I concur in all of the majority opinion except for part II.C.1.b, the last sentence of part II.E.2, and part II.E.3.b. These parts conclude that the district court erred below in the defendant's favor. The Government, however, commendably conditioned its cross-appeal: if the court of appeals rejects the defendant's arguments on appeal, the Government would forgo its cross-appeal. Because we do reject defendant's arguments on appeal, the issues presented by the Government's cross-appeal have been withdrawn, and we should not reach out to address them.
It is true that part II.E.3.b accepts the Government's argument that the homeowners were victims under U.S.S.G. § 2B1.1(b)(2) as part of an analysis rejecting defendant's challenge to the district court's alleged reliance on U.S.S.G. § 5K2.3 (psychological harm to victims) to impose a sentence 65 months beyond the guideline range. But the Government's § 2B1.1(b)(2) argument is not necessary to uphold the additional 65 months. We need not decide whether the district court erred in applying § 2B1.1(b)(2), nor is it necessary for us to decide whether the word "victim" means the same thing under § 5K2.3 (dealing with departures in general) as it does in § 2B1.1(b)(2) (dealing strictly with "basic economic offenses" such as theft and fraud). I would not reach out to decide either of these issues.
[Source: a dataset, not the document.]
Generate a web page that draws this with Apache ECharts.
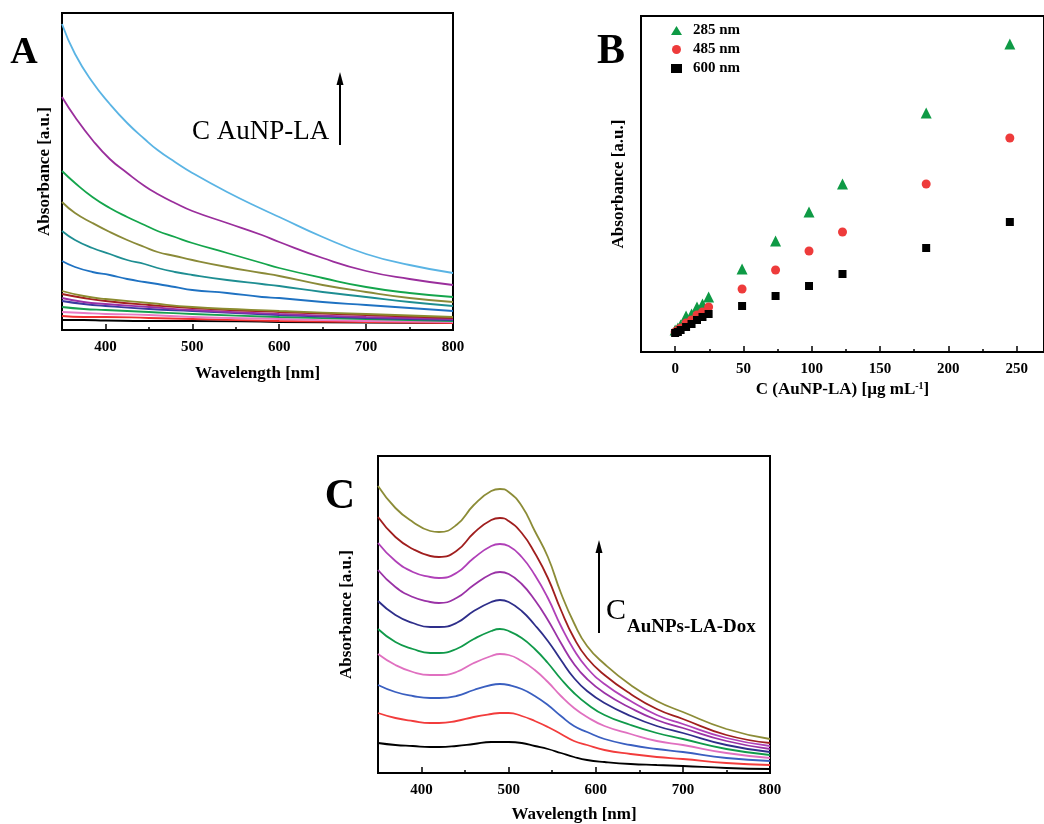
<!DOCTYPE html>
<html><head><meta charset="utf-8">
<script src="https://cdn.jsdelivr.net/npm/echarts/dist/echarts.min.js"></script>
</head>
<body style="margin:0;background:#fff">
<div id="c" style="width:1044px;height:824px"></div>
<script>
// ---------- Panel A : UV-vis of AuNP-LA ----------
const aWl = [350,365,385,405,425,445,460,480,500,540,580,600,650,700,750,800];
const aLightBlue = [3.06,2.76,2.48,2.26,2.07,1.91,1.80,1.68,1.57,1.38,1.21,1.13,0.93,0.76,0.65,0.57];
const aPurple    = [2.33,2.13,1.90,1.71,1.57,1.44,1.36,1.27,1.19,1.07,0.95,0.88,0.72,0.59,0.51,0.45];
const aGreen     = [1.59,1.47,1.33,1.22,1.13,1.05,0.99,0.93,0.87,0.77,0.67,0.62,0.52,0.43,0.37,0.33];
const aOlive     = [1.28,1.17,1.07,0.98,0.90,0.83,0.78,0.74,0.70,0.63,0.57,0.54,0.45,0.38,0.32,0.28];
const aTeal      = [0.99,0.90,0.82,0.76,0.70,0.66,0.62,0.58,0.55,0.50,0.46,0.44,0.38,0.33,0.28,0.24];
const aBlue      = [0.69,0.63,0.58,0.55,0.51,0.48,0.46,0.43,0.40,0.37,0.33,0.32,0.28,0.25,0.22,0.19];
const aWlLow = [350,375,400,450,500,600,700,800];
const aOlive2  = [0.39,0.34,0.31,0.27,0.23,0.19,0.16,0.13];
const aDarkRed = [0.36,0.32,0.29,0.25,0.22,0.18,0.15,0.12];
const aPurple2 = [0.32,0.28,0.26,0.23,0.20,0.16,0.13,0.11];
const aNavy2   = [0.29,0.26,0.24,0.21,0.19,0.15,0.12,0.10];
const aGreen2  = [0.23,0.21,0.20,0.18,0.16,0.13,0.11,0.09];
const aPink    = [0.18,0.17,0.16,0.15,0.13,0.11,0.09,0.08];
const aRed     = [0.14,0.13,0.13,0.12,0.11,0.09,0.08,0.07];
const aBlack   = [0.10,0.10,0.095,0.09,0.09,0.08,0.075,0.07];

// ---------- Panel B : absorbance vs concentration ----------
const bConc = [0,2,4,8,12,16,20,24.5,49,73.5,98,122.5,183.75,245];
const b285 = [0.22,0.24,0.27,0.36,0.38,0.45,0.48,0.55,0.83,1.11,1.40,1.68,2.39,3.08];
const b485 = [0.20,0.22,0.24,0.29,0.32,0.37,0.40,0.45,0.63,0.82,1.01,1.20,1.68,2.14];
const b600 = [0.19,0.20,0.22,0.25,0.28,0.32,0.35,0.38,0.46,0.56,0.66,0.78,1.04,1.30];

// ---------- Panel C : UV-vis of AuNPs-LA-Dox ----------
const cWl = [350,370,390,410,420,440,460,480,490,500,515,530,545,560,575,590,610,640,670,700,750,800];
const cOlive   = [2.87,2.65,2.51,2.42,2.41,2.48,2.68,2.82,2.84,2.81,2.67,2.42,2.16,1.80,1.50,1.27,1.09,0.88,0.72,0.61,0.44,0.34];
const cDarkRed = [2.56,2.36,2.24,2.17,2.16,2.22,2.40,2.53,2.55,2.52,2.40,2.20,1.95,1.63,1.35,1.15,0.98,0.79,0.64,0.54,0.38,0.30];
const cViolet  = [2.30,2.12,2.01,1.96,1.95,2.00,2.15,2.27,2.29,2.27,2.16,1.98,1.75,1.47,1.23,1.05,0.89,0.72,0.58,0.49,0.35,0.27];
const cPurple  = [2.03,1.86,1.76,1.71,1.70,1.75,1.88,1.99,2.01,1.99,1.89,1.73,1.53,1.30,1.09,0.94,0.80,0.65,0.53,0.45,0.32,0.24];
const cNavy    = [1.72,1.58,1.50,1.46,1.46,1.50,1.62,1.71,1.73,1.71,1.62,1.48,1.32,1.13,0.95,0.82,0.70,0.57,0.47,0.40,0.28,0.21];
const cGreen   = [1.44,1.31,1.24,1.20,1.20,1.24,1.34,1.42,1.44,1.42,1.35,1.24,1.10,0.94,0.80,0.69,0.58,0.48,0.40,0.34,0.24,0.18];
const cPink    = [1.19,1.08,1.01,0.98,0.98,1.01,1.10,1.17,1.19,1.18,1.12,1.03,0.91,0.77,0.65,0.56,0.47,0.39,0.32,0.28,0.20,0.15];
const cBlue    = [0.88,0.81,0.77,0.75,0.75,0.77,0.83,0.88,0.89,0.88,0.84,0.77,0.68,0.57,0.47,0.41,0.34,0.28,0.24,0.21,0.15,0.12];
const cRed     = [0.60,0.55,0.52,0.50,0.50,0.52,0.56,0.59,0.60,0.60,0.57,0.52,0.46,0.39,0.32,0.28,0.23,0.19,0.16,0.14,0.10,0.08];
const cBlack   = [0.30,0.28,0.27,0.26,0.26,0.27,0.29,0.31,0.31,0.31,0.30,0.27,0.24,0.20,0.16,0.13,0.11,0.09,0.08,0.07,0.05,0.04];

const F = '"Liberation Serif", "Times New Roman", serif';
const pairs = (xs, ys) => xs.map((x, i) => [x, ys[i]]);

function lineSeries(xi, xs, ys, color) {
  return { type: 'line', xAxisIndex: xi, yAxisIndex: xi / 2, data: pairs(xs, ys),
    showSymbol: false, smooth: 0.5, silent: true,
    lineStyle: { color: color, width: 1.8 }, itemStyle: { color: color } };
}

function mainX(g, min, max, split, name, gap, showMax) {
  return { gridIndex: g, type: 'value', min: min, max: max, splitNumber: split, position: 'bottom',
    axisLine: { onZero: false, lineStyle: { color: '#000', width: 2 } },
    axisTick: { inside: true, length: 6, lineStyle: { color: '#000', width: 1.5 } },
    axisLabel: { showMinLabel: false, showMaxLabel: showMax, color: '#000', fontFamily: F, fontWeight: 'bold', fontSize: 15, margin: 10 },
    splitLine: { show: false },
    name: name, nameLocation: 'middle', nameGap: gap,
    nameTextStyle: { color: '#000', fontFamily: F, fontWeight: 'bold', fontSize: 17,
      rich: { sup: { fontFamily: F, fontWeight: 'bold', fontSize: 10, verticalAlign: 'top', padding: [0, 0, 8, 0], color: '#000' } } } };
}
function minorX(g, min, max, interval) {
  return { gridIndex: g, type: 'value', min: min, max: max, interval: interval, position: 'bottom',
    axisLine: { show: false, onZero: false },
    axisTick: { show: true, inside: true, length: 3, lineStyle: { color: '#000', width: 1.5 } },
    axisLabel: { show: false }, splitLine: { show: false } };
}
function yAx(g, max, gap) {
  return { gridIndex: g, type: 'value', min: 0, max: max,
    axisLine: { show: true, onZero: false, lineStyle: { color: '#000', width: 2 } },
    axisTick: { show: false }, axisLabel: { show: false }, splitLine: { show: false },
    name: 'Absorbance [a.u.]', nameLocation: 'middle', nameGap: gap,
    nameTextStyle: { color: '#000', fontFamily: F, fontWeight: 'bold', fontSize: 17 } };
}

const gridStyle = { show: true, borderColor: '#000', borderWidth: 2, backgroundColor: 'transparent' };

const option = {
  animation: false,
  backgroundColor: '#fff',
  grid: [
    Object.assign({ left: 62, top: 13, width: 391, height: 317 }, gridStyle),
    Object.assign({ left: 641, top: 16, width: 407, height: 336 }, gridStyle),
    Object.assign({ left: 378, top: 456, width: 392, height: 317 }, gridStyle)
  ],
  xAxis: [
    mainX(0, 350, 800, 5, 'Wavelength [nm]', 35, true),
    minorX(0, 350, 800, 50),
    mainX(1, -25, 270, 6, 'C (AuNP-LA) [µg mL{sup|-1}]', 29, false),
    minorX(1, -25, 270, 25),
    mainX(2, 350, 800, 5, 'Wavelength [nm]', 33, true),
    minorX(2, 350, 800, 50)
  ],
  yAxis: [ yAx(0, 3.17, 9), yAx(1, 3.36, 14), yAx(2, 3.17, 23) ],
  legend: {
    orient: 'vertical', left: 666, top: 18, itemGap: 4, itemWidth: 11, itemHeight: 9,
    data: ['285 nm', '485 nm', '600 nm'],
    textStyle: { color: '#000', fontFamily: F, fontWeight: 'bold', fontSize: 15, padding: [0, 0, 0, 6] }
  },
  series: [
    lineSeries(0, aWlLow, aBlack, '#000000'),
    lineSeries(0, aWlLow, aRed, '#F03030'),
    lineSeries(0, aWlLow, aPink, '#E87AC4'),
    lineSeries(0, aWlLow, aGreen2, '#17A050'),
    lineSeries(0, aWlLow, aNavy2, '#3A3AA0'),
    lineSeries(0, aWlLow, aPurple2, '#9A30A6'),
    lineSeries(0, aWlLow, aDarkRed, '#A32020'),
    lineSeries(0, aWlLow, aOlive2, '#8C8C30'),
    lineSeries(0, aWl, aBlue, '#1F72C2'),
    lineSeries(0, aWl, aTeal, '#1E8E92'),
    lineSeries(0, aWl, aOlive, '#8A8A38'),
    lineSeries(0, aWl, aGreen, '#14A54C'),
    lineSeries(0, aWl, aPurple, '#9A2E9C'),
    lineSeries(0, aWl, aLightBlue, '#5AB4E4'),

    { type: 'scatter', name: '285 nm', xAxisIndex: 2, yAxisIndex: 1, data: pairs(bConc, b285),
      symbol: 'triangle', symbolSize: 11, itemStyle: { color: '#0E9A45', opacity: 1 } },
    { type: 'scatter', name: '485 nm', xAxisIndex: 2, yAxisIndex: 1, data: pairs(bConc, b485),
      symbol: 'circle', symbolSize: 9, itemStyle: { color: '#EE3B3B', opacity: 1 } },
    { type: 'scatter', name: '600 nm', xAxisIndex: 2, yAxisIndex: 1, data: pairs(bConc, b600),
      symbol: 'rect', symbolSize: 8, itemStyle: { color: '#000000', opacity: 1 } },

    lineSeries(4, cWl, cBlack, '#000000'),
    lineSeries(4, cWl, cRed, '#F23C3C'),
    lineSeries(4, cWl, cBlue, '#3A5FC0'),
    lineSeries(4, cWl, cPink, '#E070C0'),
    lineSeries(4, cWl, cGreen, '#109A4A'),
    lineSeries(4, cWl, cNavy, '#2E2E8A'),
    lineSeries(4, cWl, cPurple, '#9A32A6'),
    lineSeries(4, cWl, cViolet, '#B040B8'),
    lineSeries(4, cWl, cDarkRed, '#A01E1E'),
    lineSeries(4, cWl, cOlive, '#8C8C37')
  ],
  graphic: [
    { type: 'text', x: 24, y: 53, style: { text: 'A', font: 'bold 38px ' + F, fill: '#000', align: 'center', verticalAlign: 'middle' } },
    { type: 'text', x: 611, y: 52, style: { text: 'B', font: 'bold 42px ' + F, fill: '#000', align: 'center', verticalAlign: 'middle' } },
    { type: 'text', x: 340, y: 497, style: { text: 'C', font: 'bold 42px ' + F, fill: '#000', align: 'center', verticalAlign: 'middle' } },
    { type: 'text', x: 192, y: 132, style: { text: 'C AuNP-LA', font: '27px ' + F, fill: '#000', align: 'left', verticalAlign: 'middle' } },
    { type: 'line', shape: { x1: 340, y1: 145, x2: 340, y2: 82 }, style: { stroke: '#000', lineWidth: 2 } },
    { type: 'polygon', shape: { points: [[340, 72], [336.5, 85], [343.5, 85]] }, style: { fill: '#000' } },
    { type: 'line', shape: { x1: 599, y1: 633, x2: 599, y2: 550 }, style: { stroke: '#000', lineWidth: 2 } },
    { type: 'polygon', shape: { points: [[599, 540], [595.5, 553], [602.5, 553]] }, style: { fill: '#000' } },
    { type: 'text', x: 606, y: 611, style: { text: 'C', font: '30px ' + F, fill: '#000', align: 'left', verticalAlign: 'middle' } },
    { type: 'text', x: 627, y: 627, style: { text: 'AuNPs-LA-Dox', font: 'bold 19px ' + F, fill: '#000', align: 'left', verticalAlign: 'middle' } }
  ]
};

const chart = echarts.init(document.getElementById('c'), null, { renderer: 'canvas' });
chart.setOption(option);
</script>
</body></html>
It is clear from the sentencing transcript that the district court viewed the additional 65 months as a variance justified under the § 3553(a) factors. Although the district court reasoned that a § 5K2.3 upward departure was justified, the court did not discuss adding specific amounts of time to Erpenbeck's guidelines sentence until after it had begun a thorough discussion of the § 3553 factors. After stating the intention to add a total of 65 months to Erpenbeck's sentence, the court stated, "This adds approximately 28 percent to the length of Mr. Erpenbeck's sentence as calculated under the Guidelines, and the Court finds this to be appropriate based on the extended nature of the harm and damage caused to Mr. Erpenbeck's scheme, by the length of time defendant continued to engage in his scheme while at the same time indulging in luxuries and an extravagant lifestyle, and by the necessity of promoting respect for the law." Even if the added 65 months could nonetheless be considered a departure under § 5K of the Guidelines, the district court at the very least provided an alternative rationale for the same 65 months under § 3553. Any technical error in relying upon § 5K2.3 would therefore be facially harmless. See United States v. Lalonde, 509 F.3d 750, 765 (6th Cir. 2007).